Understanding and modeling these curves is essential for intelligent allocation. You must identify the "saturation point" for each channel. Continuing to pour money into a saturated channel yields poor returns; those funds are better reallocated to a channel with higher marginal returns. To evaluate this, you need robust attribution and measurement, moving beyond last-click models to understand how channels work together in a customer's journey. This analysis allows you to shift funds from low-performing, saturated tactics to emerging or under-utilized opportunities, ensuring budget agility.
Implementing Adaptive Control: Rolling Forecasts
A static annual budget is often obsolete within months due to shifting market conditions, competitor actions, or unexpected campaign results. This is where rolling forecasts become critical. Unlike a fixed annual budget, a rolling forecast is a dynamic financial plan that is regularly updated—typically quarterly or monthly—by adding a new period as the current one is completed.
This process creates a continuously updated 12-18 month outlook. For example, if a new social platform emerges and shows promising early returns, a rolling forecast allows you to formally adjust future allocations to test and scale it, rather than waiting for the next fiscal year.

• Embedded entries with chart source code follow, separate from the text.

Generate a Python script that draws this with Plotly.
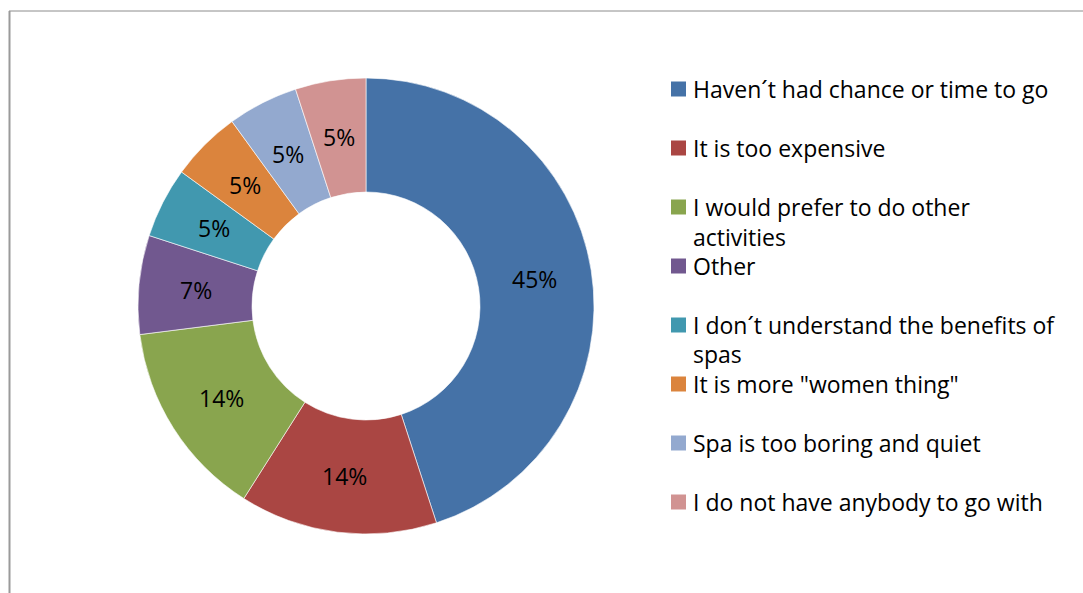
import math
import plotly.graph_objects as go

# Reasons for not visiting a spa (share of respondents, %)
labels = [
    "Haven´t had chance or time to go",
    "It is too expensive",
    "I would prefer to do other activities",
    "Other",
    "I don´t understand the benefits of spas",
    "It is more \"women thing\"",
    "Spa is too boring and quiet",
    "I do not have anybody to go with",
]
legend_lines = [
    ["Haven´t had chance or time to go"],
    ["It is too expensive"],
    ["I would prefer to do other", "activities"],
    ["Other"],
    ["I don´t understand the benefits of", "spas"],
    ["It is more \"women thing\""],
    ["Spa is too boring and quiet"],
    ["I do not have anybody to go with"],
]
values = [45, 14, 14, 7, 5, 5, 5, 5]
colors = ["#4572A7", "#AA4643", "#89A54E", "#71588F",
          "#4198AF", "#DB843D", "#93A9CF", "#D19392"]

W, H = 1083, 593
FONT = "'Open Sans', sans-serif"
FS = 23

def px(x):
    return x / W

def py(y):
    return 1 - y / H

cx, cy, r = 366, 306, 228
hole = 0.5

fig = go.Figure(go.Pie(
    labels=labels,
    values=values,
    hole=hole,
    sort=False,
    direction="clockwise",
    rotation=0,
    marker=dict(colors=colors, line=dict(color="#ffffff", width=0.6)),
    textinfo="none",
    hoverinfo="label+percent",
    showlegend=False,
    domain=dict(x=[px(cx - r), px(cx + r)], y=[py(cy + r), py(cy - r)]),
))

shapes = []
annotations = []

# Percentage labels, centred in the ring at each slice's mid-angle
total = sum(values)
ring_mid = r * (1 + hole) / 2
cum = 0
for v in values:
    theta = 2 * math.pi * (cum + v / 2) / total
    cum += v
    lx = cx + ring_mid * math.sin(theta)
    ly = cy - ring_mid * math.cos(theta)
    annotations.append(dict(
        text=f"{round(100 * v / total)}%", xref="paper", yref="paper",
        x=px(lx), y=py(ly), xanchor="center", yanchor="middle",
        showarrow=False,
        font=dict(family=FONT, size=FS, color="#000000"),
    ))

# Legend drawn as swatches and text rows
row_y = [89, 148, 207, 266, 325, 384, 443, 502]
line_h = 29.5
for i, lines in enumerate(legend_lines):
    y0 = row_y[i]
    shapes.append(dict(
        type="rect", xref="paper", yref="paper",
        x0=px(671), x1=px(686), y0=py(y0 + 7.5), y1=py(y0 - 7.5),
        fillcolor=colors[i], line=dict(width=0),
    ))
    for j, t in enumerate(lines):
        annotations.append(dict(
            text=t, xref="paper", yref="paper",
            x=px(691), y=py(y0 + j * line_h),
            xanchor="left", yanchor="middle", showarrow=False,
            font=dict(family=FONT, size=FS, color="#000000"),
        ))

# Chart area border (top and left edges visible)
shapes.append(dict(type="line", xref="paper", yref="paper",
                   x0=px(9), x1=px(1083), y0=py(11), y1=py(11),
                   line=dict(color="#8c8c8c", width=1)))
shapes.append(dict(type="line", xref="paper", yref="paper",
                   x0=px(9.5), x1=px(9.5), y0=py(11), y1=py(593),
                   line=dict(color="#9a9a9a", width=2)))

fig.update_layout(
    width=W, height=H,
    margin=dict(l=0, r=0, t=0, b=0),
    paper_bgcolor="#ffffff",
    plot_bgcolor="#ffffff",
    shapes=shapes,
    annotations=annotations,
)

fig.write_html("out.html")
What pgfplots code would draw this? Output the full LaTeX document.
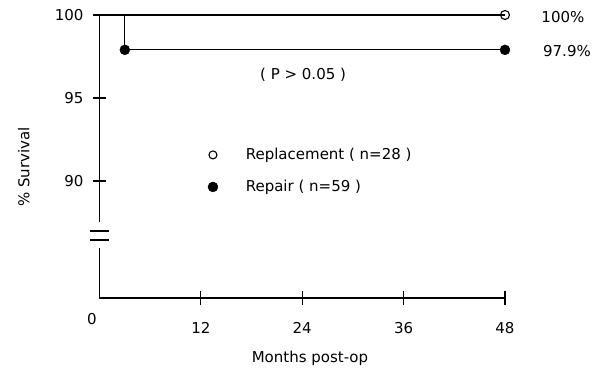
\documentclass[border=0pt]{standalone}
\usepackage{fontspec}
\setmainfont{DejaVu Sans}
\usepackage{pgfplots}
\pgfplotsset{compat=1.18}
\begin{document}
\begin{tikzpicture}[font=\fontsize{15bp}{17bp}\selectfont]
\begin{axis}[
  scale only axis, width=405.5bp, height=283bp,
  at={(0,0)}, anchor=south west,
  xmin=0, xmax=48, ymin=82.95, ymax=100,
  axis x line*=bottom, axis y line*=left,
  x axis line style={-, line width=1.2bp},
  y axis line style={draw=none},
  xtick={12,24,36,48}, ytick={90,95,100},
  tick align=center, major tick length=13bp,
  tick style={black, line width=1.2bp},
  /pgf/number format/assume math mode=true,
  xticklabel style={yshift=-14bp},
  yticklabel style={xshift=-6bp},
  xlabel={Months post-op}, ylabel={\% Survival},
  xlabel style={at={(axis description cs:0.519,-0.212)}, anchor=center},
  ylabel style={at={(axis description cs:-0.187,0.463)}, anchor=center},
  clip=false,
]
% y axis line with break
\draw[line width=1.2bp] (axis cs:0,100) -- (axis cs:0,87.53);
\draw[line width=1.2bp] (axis cs:0,85.96) -- (axis cs:0,82.95);
\draw[line width=1.2bp] (axis cs:-1.07,86.99) -- (axis cs:1.07,86.99);
\draw[line width=1.2bp] (axis cs:-1.07,86.44) -- (axis cs:1.07,86.44);
\node at (axis cs:-0.89,81.68) {0};
% Replacement
\addplot[black, line width=1.2bp, mark=none] coordinates {(0,100) (48,100)};
\addplot[only marks, mark=o, mark size=4.5bp, mark options={fill=white, line width=1.1bp}] coordinates {(48,100)};
% Repair
\addplot[black, line width=1.2bp, mark=none] coordinates {(0,100) (3,100) (3,97.9) (48,97.9)};
\addplot[only marks, mark=*, mark size=5bp, black] coordinates {(3,97.9) (48,97.9)};
% labels
\node[anchor=west] at (axis cs:51.9,99.88) {100\%};
\node[anchor=west] at (axis cs:52.1,97.8) {97.9\%};
\node at (axis cs:24.1,96.4) {( P > 0.05 )};
% legend
\addplot[only marks, mark=o, mark size=4bp, mark options={line width=1.1bp}] coordinates {(13.43,91.57)};
\addplot[only marks, mark=*, mark size=5bp, black] coordinates {(13.43,89.64)};
\node[anchor=west] at (axis cs:16.9,91.57) {Replacement ( n=28 )};
\node[anchor=west] at (axis cs:16.9,89.64) {Repair ( n=59 )};
\end{axis}
\pgfresetboundingbox
\path[use as bounding box] (-99.5bp,-73bp) rectangle (498.5bp,298bp);
\end{tikzpicture}
\end{document}
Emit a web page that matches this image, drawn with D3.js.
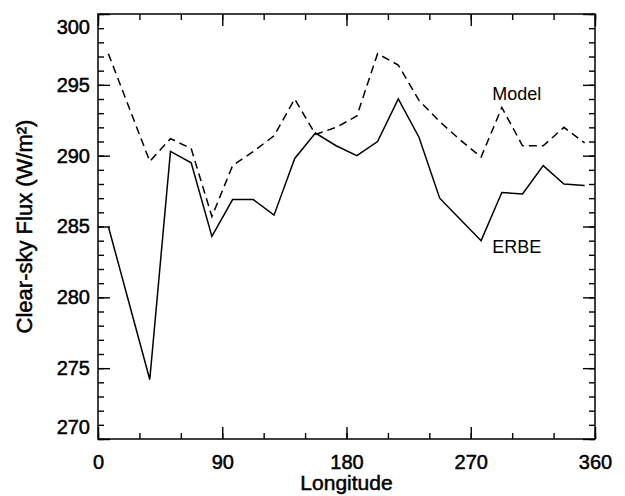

It institutionalizes responsiveness, transforming the budget from a rigid set of permissions into a living, strategic tool. Implementing rolling forecasts requires disciplined data review cycles and a culture that embraces reallocation based on performance evidence, not just historical precedent.
Common Pitfalls
- Allocating Based on History, Not Potential: Simply renewing last year's budget allocations is a recipe for stagnation. It fails to account for channel saturation, new platforms, or changing consumer behavior. Always base allocations on forward-looking data, testing, and objective-driven planning.
- Siloed Channel Planning: Planning and optimizing each channel in isolation leads to sub-optimal overall results. You might over-invest in paid search while under-investing in the content marketing that fuels its efficiency. Use a unified measurement framework to understand cross-channel influence and allocate budget to the synergistic mix, not just individual top performers.
- Ignoring Fixed vs. Variable Costs: Not all marketing dollars are equally flexible. Mistaking fixed costs (like marketing software subscriptions or team salaries) for variable campaign spend can create a false sense of how much budget is truly available for reallocation. Clearly categorize costs to understand your true discretionary pool for strategic shifts.
- Chasing Vanity Metrics: Allocating budget to initiatives that boost "likes" or "impressions" without a clear path to business value (revenue, profit, customer lifetime value) wastes resources. Tie every allocation decision to a key performance indicator (KPI) that maps directly to a financial or strategic objective.
Summary
- Effective marketing budget planning requires choosing a top-down or bottom-up approach, with a blended method often providing the best balance of strategic alignment and financial realism.
- Allocate resources using portfolio optimization principles, seeking the mix that maximizes total return while managing risk, not just funding the historically best channel.
- The law of diminishing returns dictates that each channel has a saturation point; continuous measurement is required to shift funds to where the next dollar generates the highest marginal return.
- Implement rolling forecasts to move beyond static annual budgets, creating an adaptive plan that can respond to performance data and market changes in near real-time.
- Avoid common traps by allocating based on future potential, measuring cross-channel synergy, understanding cost flexibility, and linking every dollar to business-value metrics.